Yes. It's the iPhone disruption... That over half the market there that's android? Doesn't count cus they entered later (well they were working on it before but launched later) and therefore nothing they contributed counts. Yes clearly
I played with the Android SDK back in 2007. It was totally a BB clone before the iPhone came along. Granted, Android was designed to support multiple resolutions and form factors, but the default was a BB-like device until 2008.
You miss the entire point about why the iPhone was revolutionary. Yes, there were other touchscreen devices (mostly capacitive and plastic). There were fundamental rethinking of the hardware internally which hadn't been done before. However, it was about the software. The software on the iPhone was leaps and bounds ahead of anything that existed. It made the experience fun, beautiful and intuitive which was not how smartphones were previously.
Well, Android certainly hopped on, but most of the basic innovations and vision came from the iPhone and Android took them and did their own thing with them. They copied. Apple, Microsoft, IBM, Dell, HP, etc. all have taken turns copying their peers at something. Good for them, it is the right decision. Otherwise, Android would have turned out a lot more like the Microsoft Kin.
Most useless discussion ever. But still, how do you define "turned the industry on it's head"? By the amount of money that is made in a market segment? I developed mobile apps long before the iPhone existed. I still get requests for web development.
The iPhone very clearly disrupted the market for mobile phones. Whether or not someone else had the same idea at the same time (but couldn’t bring a disruptive product to the market) doesn’t really matter. Current market shares don’t really matter.
This Android defensiveness is getting on my nerves. Worse than rabid Apple fanboys in the 90s.
My advice is to not be so sensitive. Android is very successful. There is no need to jump in loudly screaming whenever someone mentions Apple or the iPhone.
Exactly, we aren't rooting for football teams here, no need to act territorial.
In addition, its a factual reality that Android came out after the iPhone. That doesn't discount its contributions however, just puts into perspective its place in history.
Your advice works for the Apple fanboys too. IPhone is very successful as much, if not, more than Android.
It's interesting though that it was Apple dissing Google in its WWDC keynote (how its latest OS is in most phones unlike Android's). Google, unlike last year, didn't diss Apple at all at Google I/O.

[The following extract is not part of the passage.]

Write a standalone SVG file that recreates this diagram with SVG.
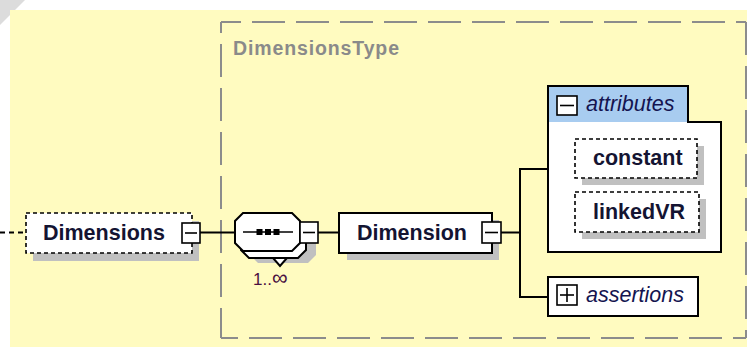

Can we just not do this? I already lived through the "MACS SUX PCS ROOL" 90s, and I don't really want to deal with the modern Android vs. iOS incarnation.
Next, someone will be saying "right tool for the job", a Linux desktop guy will pop in to say "you're both wrong!", some benevolent Windows user will pipe in with "Macs are mostly good for design." I can't remember what gamers would say, but it was probably something equally inane.
To this I all say: No. Stop. There is nothing interesting here to say. We've done this before, and it had more to do with tribal us vs. them simplification than it did with any genuine mature comparative analysis of the options.
I think you are not very clear on the meaning of the word disrupt:
interrupt (an event, activity, or process) by causing a disturbance or problem: a rail strike that could disrupt both passenger and freight service.
a disruptive product is a product that breaks with what was before and changes the course of its class of products.
It relates to market share only insofar that it needs enough share of its market to make an impact on it, which is not necessarily a majority.
Now, I think it’s a bit silly trying to say that mobile phones/smartphones/pocketable computers didn’t change after the introduction of the iPhone (see also link below by alanh: http://www.tekgadg.com/storage/Android_before_after_iphone_t..., or check how many phones with and without keys are available today, or the success of the “app store” model).
Apple's disruption is not the hardware, the software, or the integration of the two.
Apple's disruption is spending several hundreds of billions of dollars on marketing to tell people what they could do with the hardware and software.
Androids, Windows Mobile, Blackberry could do everything the iPhone could do, and usually faster, cheaper, and better. But they never told anyone how to do all the cool stuff, or even that the cool stuff was possible. Which is a shame, because most people actually credit Apple with inventing the smartphone, more than a decade after smartphones hit the market.
Ha. Yes Microsoft targets enterprise customers. By purchasing tons of print ads in PC Magazine etc. Take a look at the SG&A for both companies and you'll see that for a company that doesn't manufacture many tangible goods (the xbox is a blip on the radar compared to Apple's manufacturing) sure spends a lot of money, much of it on advertising:
"All of this, because of the iPhone."